In a recent blog, we shared a list of basic preventive measures that we recommend all households follow to make their properties less attractive to unwanted wildlife. This includes tips on how you handle your trash and recycling, the correct way to compost materials in your yard, and not leaving any food sources such as pet food or fallen tree fruit out for opportunistic passersby.
Today, here are some guidelines on recognizing when you have an issue and what to do.
Signs you may have rats or mice:
- You find small droppings, approximately the size of a grain of rice.
- You find gnawed holes, up to two-inches wide, in baseboards or doorframes. This is a sign the rodent has been present for an extended period of time.
- You find smudge marks from the rodent’s body oils on the lower portions of your walls.
- You hear unidentifiable movement in your walls or attic.
- Your family pet becomes fixated with a blank wall or floorboard.
- Rats and mice can squeeze through the smallest of holes (the size of a quarter). Prevent rodents from entering your home by sealing off holes. Heavyweight material, such as quarter-inch hardware cloth is recommended.

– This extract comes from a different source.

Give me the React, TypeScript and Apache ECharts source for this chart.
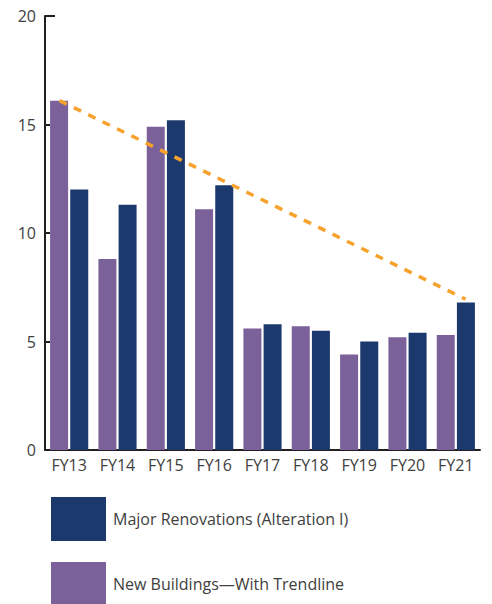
import React, { useEffect, useRef } from "react";
import * as echarts from "echarts";

const categories = ["FY13", "FY14", "FY15", "FY16", "FY17", "FY18", "FY19", "FY20", "FY21"];
const newBuildings = [16.1, 8.8, 14.9, 11.1, 5.6, 5.7, 4.4, 5.2, 5.3];
const majorRenovations = [12.0, 11.3, 15.2, 12.2, 5.8, 5.5, 5.0, 5.4, 6.8];
// trendline endpoints: [position in category units, value]
const trendPoints: [number, number][] = [
  [0.3, 16.1],
  [8.7, 6.95],
];
const yTicks = [0, 5, 10, 15, 20];
const seriesNames = ["New Buildings—With Trendline", "Major Renovations (Alteration I)"];

const BLUE = "#1c396d";
const PURPLE = "#7a6199";
const ORANGE = "#f6a22c";
const AXIS = "#231f20";
const TEXT = "#404040";
const FONT = "Open Sans";

const legendBase = {
  orient: "vertical",
  left: 51,
  padding: 0,
  itemWidth: 55,
  itemHeight: 44,
  icon: "rect",
  textStyle: { fontFamily: FONT, fontSize: 16, color: TEXT, padding: [0, 0, 0, 2] },
};

export default function App() {
  const ref = useRef<HTMLDivElement>(null);
  useEffect(() => {
    document.body.style.margin = "0";
    const chart = echarts.init(ref.current!, undefined, { renderer: "svg" });
    chart.setOption({
      animation: false,
      textStyle: { fontFamily: FONT },
      grid: { left: 45, right: 12, top: 16, bottom: 154, containLabel: false },
      legend: [
        { ...legendBase, top: 497, data: [seriesNames[1]] },
        { ...legendBase, top: 562, data: [seriesNames[0]] },
      ],
      xAxis: [
        {
          type: "category",
          data: categories,
          axisLine: { lineStyle: { color: AXIS, width: 2 } },
          axisTick: { inside: true, length: 10, lineStyle: { color: AXIS, width: 2 } },
          axisLabel: { fontFamily: FONT, fontSize: 16, color: TEXT, margin: 7 },
        },
        {
          type: "value",
          min: 0,
          max: categories.length,
          show: false,
        },
      ],
      yAxis: {
        type: "value",
        min: yTicks[0],
        max: yTicks[yTicks.length - 1],
        interval: 5,
        splitLine: { show: false },
        axisLine: { show: true, lineStyle: { color: AXIS, width: 2 } },
        axisTick: { show: true, inside: true, length: 5, lineStyle: { color: AXIS, width: 2 } },
        axisLabel: { fontFamily: FONT, fontSize: 16, color: TEXT, margin: 9 },
      },
      series: [
        {
          name: seriesNames[0],
          type: "bar",
          data: newBuildings,
          barWidth: 18,
          barGap: "12%",
          itemStyle: { color: PURPLE },
        },
        {
          name: seriesNames[1],
          type: "bar",
          data: majorRenovations,
          barWidth: 18,
          barGap: "12%",
          itemStyle: { color: BLUE },
        },
        {
          name: "Trend",
          type: "line",
          xAxisIndex: 1,
          data: trendPoints,
          symbol: "none",
          lineStyle: { color: ORANGE, width: 3.5, type: [8, 8] },
          z: 5,
        },
      ],
    });
    const topY = chart.convertToPixel({ yAxisIndex: 0 }, yTicks[yTicks.length - 1]) as number;
    chart.setOption({
      graphic: [
        {
          type: "line",
          shape: { x1: 45, y1: topY, x2: 55, y2: topY },
          style: { stroke: AXIS, lineWidth: 2 },
        },
      ],
    });
    return () => chart.dispose();
  }, []);
  return <div ref={ref} style={{ width: 492, height: 604 }} />;
}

- Gaps often occur near electrical conduits, utility or air conditioning lines or water pipes that enter your home or drains exiting your home. Finish openings with caulking or foam insulation. Because rats can chew through insulation, combine it with wire mesh.
- Lethal control is legal for rodents but remember that the need to control rats is largely a direct result of a lack of cleanliness so environmental changes are recommended first.
- The least inhumane methods for killing rats and mice include the traditional snap trap and newer traps that use an electrical charge to stun and kill the rodent. Rodent bait laced with poison is another option.
- IMPORTANT: These traps can be harmful to humans and pets. Be sure to follow all instructions carefully and to check the traps frequently. Wear rubber gloves when handling dead animals, traps and rodent bait. Place dead animals in sealed plastic bags and dispose of them in trash receptacles that are regularly collected.